Eine wirklich plausible Erklärung für dieses schier unglaubliche Bauwerk hat auch Heine nicht (ebenso wenig für einen 42 Meter langen Obelisken aus einem einzigen Granitblock), aber er warnt jedenfalls davor, sich von allzu blumigen oder auch plumpen Theorien blenden zu lassen. Vielmehr ist er überzeugt, dass dahinter ein umso größeres verlorenes Wissen stecken muss. Er geht übrigens auch von einem gemeinsamen Ursprung der altägyptischen und der altamerikanischen Kultur aus, also einer untergegangenen Kultur, die den beiden vorausgegangen sein und sie beeinflusst haben muss - mehrere Jahrtausende vor unserer Zeitrechnung.
Allein dieses zweite Kapitel ist es schon wert, zu Heines Buch zu greifen. Professionelle Historiker mögen vielleicht an mancher Stelle einwerfen, dass der Architekt allzu subjektiv zu Werke geht, aber genau das macht seine Ausführungen so lesenswert. Heine formuliert pointiert und kompromisslos. Auch, wenn er mit der aus seiner Sicht kaum zu übertreffenden Geschmacklosigkeit der antiken römischen (Un-)Kultur abrechnet: "Rom kann für sich in Anspruch nehmen, den Kitsch erfunden zu haben."
Etwas besser weg kommen die alten Griechen, die ihre Tempel nach den Gesetzen der Mathematik errichteten - und nach jenen der Musik. Gleichzeitig bemängelt Heine, dass die griechische Demokratie der breiten Basis vorenthalten blieb und die altgriechische Ethik nicht unbedingt die höchste war. So weit, so bekannt.

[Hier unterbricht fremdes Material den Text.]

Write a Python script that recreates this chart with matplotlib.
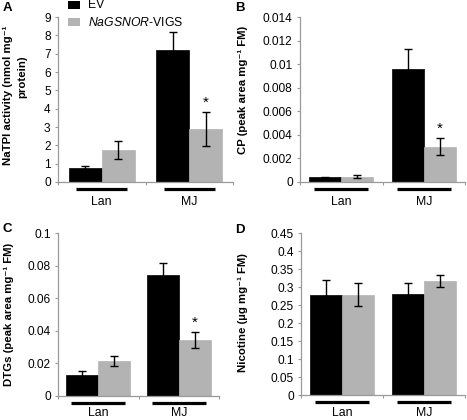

Manch Neues erfährt man hingegen vielleicht zur ausgeklügelten Architektur Chinas, über die der Architekt (an der Grenze zur Esoterik?) schreibt: "Menschen, die vor mehreren Jahrtausenden von elektrischen Spannungsfeldern wussten, die wir heute erst mit höchst sensiblen Messgeräten nachweisen können, und die dieses Wissen zu einer alles beherrschenden Lebensharmonie entwickelten, haben diese Erkenntnisse in einem Bauwerk festgehalten wie in einem Buch, das offen vor uns liegt." Auch wenn in der chinesischen Baukultur alles nach außen orientiert ist.

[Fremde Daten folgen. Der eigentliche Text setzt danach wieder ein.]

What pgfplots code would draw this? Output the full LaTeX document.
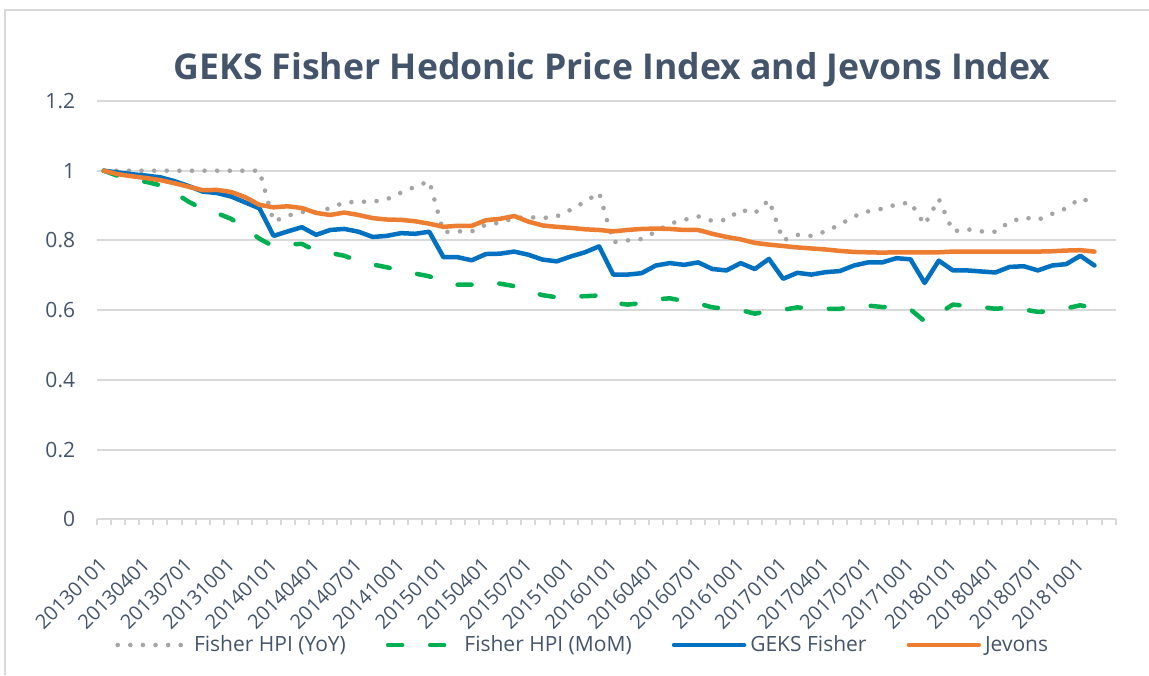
\documentclass[border=0pt]{standalone}
\usepackage{pgfplots}
\pgfplotsset{compat=1.18}
\usepackage{pgfplotstable}
\usepackage{fontspec}
\setmainfont{Open Sans}
\definecolor{txt}{HTML}{44546A}
\definecolor{gridc}{HTML}{D9D9D9}
\definecolor{yoyc}{HTML}{A5A5A5}
\definecolor{momc}{HTML}{00B050}
\definecolor{geksc}{HTML}{0070C0}
\definecolor{jevc}{HTML}{ED7D31}

\pgfplotstableread{
x yoy mom geks jev
0 1.000 1.000 1.000 1.000
1 1.000 0.985 0.995 0.990
2 1.000 0.975 0.990 0.984
3 1.000 0.968 0.986 0.979
4 1.000 0.958 0.981 0.973
5 1.000 0.937 0.970 0.964
6 1.000 0.911 0.956 0.954
7 1.000 0.890 0.940 0.944
8 1.000 0.878 0.936 0.945
9 1.000 0.862 0.926 0.939
10 1.000 0.835 0.909 0.924
11 1.000 0.805 0.892 0.902
12 0.854 0.783 0.813 0.895
13 0.871 0.789 0.826 0.898
14 0.882 0.790 0.838 0.893
15 0.880 0.770 0.816 0.879
16 0.893 0.764 0.830 0.873
17 0.909 0.756 0.833 0.880
18 0.911 0.740 0.825 0.873
19 0.911 0.731 0.810 0.864
20 0.918 0.723 0.813 0.860
21 0.937 0.713 0.821 0.859
22 0.954 0.705 0.819 0.855
23 0.970 0.697 0.825 0.848
24 0.824 0.682 0.752 0.839
25 0.826 0.673 0.752 0.842
26 0.826 0.673 0.743 0.842
27 0.845 0.680 0.761 0.858
28 0.851 0.676 0.762 0.862
29 0.864 0.669 0.768 0.870
30 0.867 0.655 0.759 0.854
31 0.864 0.643 0.745 0.843
32 0.869 0.637 0.740 0.839
33 0.888 0.639 0.754 0.836
34 0.911 0.640 0.766 0.832
35 0.937 0.642 0.783 0.830
36 0.795 0.621 0.702 0.826
37 0.800 0.616 0.702 0.830
38 0.804 0.620 0.706 0.833
39 0.825 0.631 0.728 0.834
40 0.848 0.634 0.735 0.833
41 0.859 0.626 0.730 0.830
42 0.869 0.619 0.737 0.830
43 0.856 0.608 0.718 0.819
44 0.859 0.604 0.714 0.810
45 0.888 0.600 0.735 0.803
46 0.878 0.590 0.718 0.793
47 0.916 0.597 0.747 0.788
48 0.800 0.601 0.690 0.784
49 0.816 0.608 0.707 0.780
50 0.813 0.604 0.702 0.777
51 0.826 0.604 0.709 0.774
52 0.845 0.604 0.712 0.770
53 0.869 0.609 0.728 0.767
54 0.883 0.613 0.737 0.766
55 0.891 0.609 0.737 0.765
56 0.903 0.609 0.749 0.766
57 0.909 0.602 0.746 0.766
58 0.845 0.568 0.678 0.766
59 0.919 0.591 0.742 0.766
60 0.826 0.616 0.714 0.768
61 0.832 0.612 0.714 0.768
62 0.826 0.609 0.711 0.768
63 0.825 0.604 0.708 0.768
64 0.853 0.607 0.724 0.768
65 0.866 0.602 0.726 0.768
66 0.859 0.595 0.714 0.768
67 0.876 0.597 0.728 0.769
68 0.892 0.605 0.732 0.771
69 0.921 0.614 0.756 0.772
70 0.907 0.605 0.728 0.768
}\datatable

\begin{document}
\begin{tikzpicture}
\useasboundingbox (0,0) rectangle (574.5pt,337.5pt);
\draw[gridc, line width=1pt] (2.5pt,0) -- (2.5pt,332.5pt) -- (574.5pt,332.5pt);
\node[font=\fontsize{17.8}{20}\selectfont\bfseries, text=txt] at (306pt,302.5pt) {GEKS Fisher Hedonic Price Index and Jevons Index};
\begin{axis}[
  at={(48.35pt,77.85pt)}, anchor=south west,
  scale only axis, width=509.5pt, height=209.15pt,
  xmin=-0.5, xmax=71.5, ymin=0, ymax=1.2,
  axis x line*=bottom, axis y line*=left,
  x axis line style={gridc, line width=1pt, -},
  y axis line style={draw=none},
  ytick={0,0.2,0.4,0.6,0.8,1,1.2},
  yticklabels={0,0.2,0.4,0.6,0.8,1,1.2},
  ymajorgrids, grid style={gridc, line width=1pt},
  major y tick style={draw=none},
  xtick={0,3,...,69},
  xticklabels={20130101,20130401,20130701,20131001,20140101,20140401,20140701,20141001,20150101,20150401,20150701,20151001,20160101,20160401,20160701,20161001,20170101,20170401,20170701,20171001,20180101,20180401,20180701,20181001},
  minor xtick={-0.5,0.5,...,71.5},
  major x tick style={draw=none},
  minor x tick style={gridc, line width=1pt},
  minor tick length=3pt, tick align=outside,
  yticklabel style={font=\fontsize{10.5}{12}\selectfont, text=txt, anchor=east, xshift=-3pt},
  xticklabel style={font=\fontsize{10}{12}\selectfont, text=txt, inner sep=0pt, yshift=-16.5pt, xshift=0pt, rotate=45, anchor=east},
  /pgf/number format/assume math mode=true,
  legend columns=4,
  legend cell align=left,
  legend style={at={(0.478,-0.3005)}, anchor=center, draw=none, fill=none,
    font=\fontsize{10.5}{12}\selectfont, text=txt,
    /tikz/every even column/.append style={column sep=18pt}},
  legend image code/.code={\draw[#1] (0pt,0pt) -- (35pt,0pt);},
]
\addplot[yoyc, line width=2.3pt, line cap=round, dash pattern=on 0pt off 6.3pt] table[x=x,y=yoy]{\datatable};
\addlegendentry{Fisher HPI (YoY)}
\addplot[momc, line width=2.25pt, line cap=round, line join=round, dash pattern=on 7pt off 14pt] table[x=x,y=mom]{\datatable};
\addlegendentry{Fisher HPI (MoM)}
\addplot[geksc, line width=2.25pt, line cap=round, line join=round] table[x=x,y=geks]{\datatable};
\addlegendentry{GEKS Fisher}
\addplot[jevc, line width=2.25pt, line cap=round, line join=round] table[x=x,y=jev]{\datatable};
\addlegendentry{Jevons}
\end{axis}
\end{tikzpicture}
\end{document}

Ob alle Erläuterungen Heines in der Fachwelt genau so unterschrieben würden, darf wohl hinterfragt werden. Flüssig und unterhaltsam zu lesen sind sie jedenfalls. Und wie Heine selbst betont: Die absolute Wahrheit über vergangene Epochen hat ohnehin niemand für sich gepachtet.
Information#
SachbuchNew York liegt im Neandertal - Die abenteuerliche Geschichte des Menschen von der Höhle bis zum virtuellen Raum. E. W. Heine, Terra Mater 2018, 240 Seiten, 20 Euro.